EXERCISE BRIEF –
Return all of the data exactly as written, without the pictures.

RAW DATA –
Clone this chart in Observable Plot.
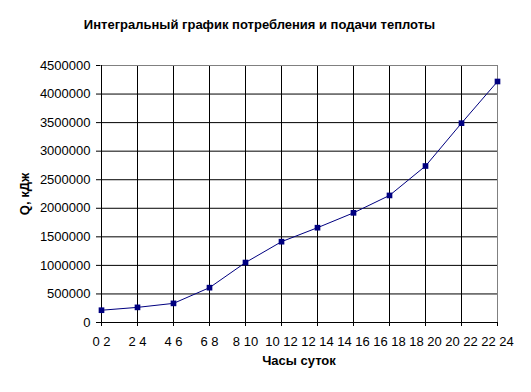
<!DOCTYPE html>
<html>
<head>
<meta charset="utf-8">
<script src="https://cdn.jsdelivr.net/npm/d3@7"></script>
<script src="https://cdn.jsdelivr.net/npm/@observablehq/plot@0.6"></script>
<style>
  html, body { margin: 0; padding: 0; background: #fff; }
  #wrap { width: 531px; height: 392px; position: relative; font-family: "Liberation Sans", Arial, sans-serif; }
  #title { position: absolute; left: 0; top: 0; width: 531px; height: 44px; text-align: center;
           font-size: 13px; font-weight: bold; line-height: 13px; padding-top: 18px; padding-right: 12px; box-sizing: border-box; color: #000; }
  #chart { position: absolute; left: 0; top: 44px; }
</style>
</head>
<body>
<div id="wrap">
  <div id="title">Интегральный график потребления и подачи теплоты</div>
  <div id="chart"></div>
</div>
<script>
const titleText = "Интегральный график потребления и подачи теплоты";
const xTitle = "Часы суток";
const yTitle = "Q, кДж";
const hours = ["0 2","2 4","4 6","6 8","8 10","10 12","12 14","14 16","16 18","18 20","20 22","22 24"];
const qValues = [215000, 265000, 335000, 610000, 1050000, 1415000, 1660000, 1920000, 2225000, 2740000, 3490000, 4220000];
const yTicks = [0, 500000, 1000000, 1500000, 2000000, 2500000, 3000000, 3500000, 4000000, 4500000];

document.getElementById("title").textContent = titleText;
const data = hours.map((h, i) => ({h, q: qValues[i]}));
const innerY = yTicks.slice(1, -1);
const innerX = hours.slice(1, -1);
const font = "Liberation Sans, Arial, sans-serif";

const chart = Plot.plot({
  width: 531,
  height: 348,
  marginLeft: 100,
  marginRight: 34,
  marginTop: 21,
  marginBottom: 70,
  style: {fontFamily: font, fontSize: "13px", background: "#fff", color: "#000"},
  x: {type: "point", domain: hours, padding: 0},
  y: {domain: [0, 4500000]},
  marks: [
    Plot.ruleY(innerY, {stroke: "#000", strokeWidth: 1}),
    Plot.ruleX(innerX, {stroke: "#000", strokeWidth: 1}),
    Plot.ruleY([yTicks[yTicks.length - 1]], {stroke: "#808080", strokeWidth: 1}),
    Plot.ruleX([hours[hours.length - 1]], {stroke: "#808080", strokeWidth: 1}),
    Plot.ruleY([0], {stroke: "#000", strokeWidth: 1}),
    Plot.ruleX([hours[0]], {stroke: "#000", strokeWidth: 1}),
    Plot.axisY({ticks: yTicks, tickFormat: d => String(d), tickSize: 4, tickPadding: 6, label: null, fontSize: 13}),
    Plot.axisX({tickSize: 4, tickPadding: 10, label: null, fontSize: 13}),
    Plot.line(data, {x: "h", y: "q", stroke: "#000080", strokeWidth: 1}),
    Plot.dot(data, {x: "h", y: "q", symbol: "square", r: 3.2, fill: "#000080", stroke: "none"}),
    Plot.text([xTitle], {frameAnchor: "bottom", dy: 42, fontWeight: "bold", fontSize: 13, textAnchor: "middle"}),
    Plot.text([yTitle], {frameAnchor: "left", dx: -76, rotate: -90, fontWeight: "bold", fontSize: 13, textAnchor: "middle"})
  ]
});
document.getElementById("chart").appendChild(chart);
</script>
</body>
</html>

FULL OUTPUT –
Clone this chart in Observable Plot.
<!DOCTYPE html>
<html>
<head>
<meta charset="utf-8">
<script src="https://cdn.jsdelivr.net/npm/d3@7"></script>
<script src="https://cdn.jsdelivr.net/npm/@observablehq/plot@0.6"></script>
<style>
  html, body { margin: 0; padding: 0; background: #fff; }
  #wrap { width: 531px; height: 392px; position: relative; font-family: "Liberation Sans", Arial, sans-serif; }
  #title { position: absolute; left: 0; top: 0; width: 531px; height: 44px; text-align: center;
           font-size: 13px; font-weight: bold; line-height: 13px; padding-top: 18px; padding-right: 12px; box-sizing: border-box; color: #000; }
  #chart { position: absolute; left: 0; top: 44px; }
</style>
</head>
<body>
<div id="wrap">
  <div id="title">Интегральный график потребления и подачи теплоты</div>
  <div id="chart"></div>
</div>
<script>
const titleText = "Интегральный график потребления и подачи теплоты";
const xTitle = "Часы суток";
const yTitle = "Q, кДж";
const hours = ["0 2","2 4","4 6","6 8","8 10","10 12","12 14","14 16","16 18","18 20","20 22","22 24"];
const qValues = [215000, 265000, 335000, 610000, 1050000, 1415000, 1660000, 1920000, 2225000, 2740000, 3490000, 4220000];
const yTicks = [0, 500000, 1000000, 1500000, 2000000, 2500000, 3000000, 3500000, 4000000, 4500000];

document.getElementById("title").textContent = titleText;
const data = hours.map((h, i) => ({h, q: qValues[i]}));
const innerY = yTicks.slice(1, -1);
const innerX = hours.slice(1, -1);
const font = "Liberation Sans, Arial, sans-serif";

const chart = Plot.plot({
  width: 531,
  height: 348,
  marginLeft: 100,
  marginRight: 34,
  marginTop: 21,
  marginBottom: 70,
  style: {fontFamily: font, fontSize: "13px", background: "#fff", color: "#000"},
  x: {type: "point", domain: hours, padding: 0},
  y: {domain: [0, 4500000]},
  marks: [
    Plot.ruleY(innerY, {stroke: "#000", strokeWidth: 1}),
    Plot.ruleX(innerX, {stroke: "#000", strokeWidth: 1}),
    Plot.ruleY([yTicks[yTicks.length - 1]], {stroke: "#808080", strokeWidth: 1}),
    Plot.ruleX([hours[hours.length - 1]], {stroke: "#808080", strokeWidth: 1}),
    Plot.ruleY([0], {stroke: "#000", strokeWidth: 1}),
    Plot.ruleX([hours[0]], {stroke: "#000", strokeWidth: 1}),
    Plot.axisY({ticks: yTicks, tickFormat: d => String(d), tickSize: 4, tickPadding: 6, label: null, fontSize: 13}),
    Plot.axisX({tickSize: 4, tickPadding: 10, label: null, fontSize: 13}),
    Plot.line(data, {x: "h", y: "q", stroke: "#000080", strokeWidth: 1}),
    Plot.dot(data, {x: "h", y: "q", symbol: "square", r: 3.2, fill: "#000080", stroke: "none"}),
    Plot.text([xTitle], {frameAnchor: "bottom", dy: 42, fontWeight: "bold", fontSize: 13, textAnchor: "middle"}),
    Plot.text([yTitle], {frameAnchor: "left", dx: -76, rotate: -90, fontWeight: "bold", fontSize: 13, textAnchor: "middle"})
  ]
});
document.getElementById("chart").appendChild(chart);
</script>
</body>
</html>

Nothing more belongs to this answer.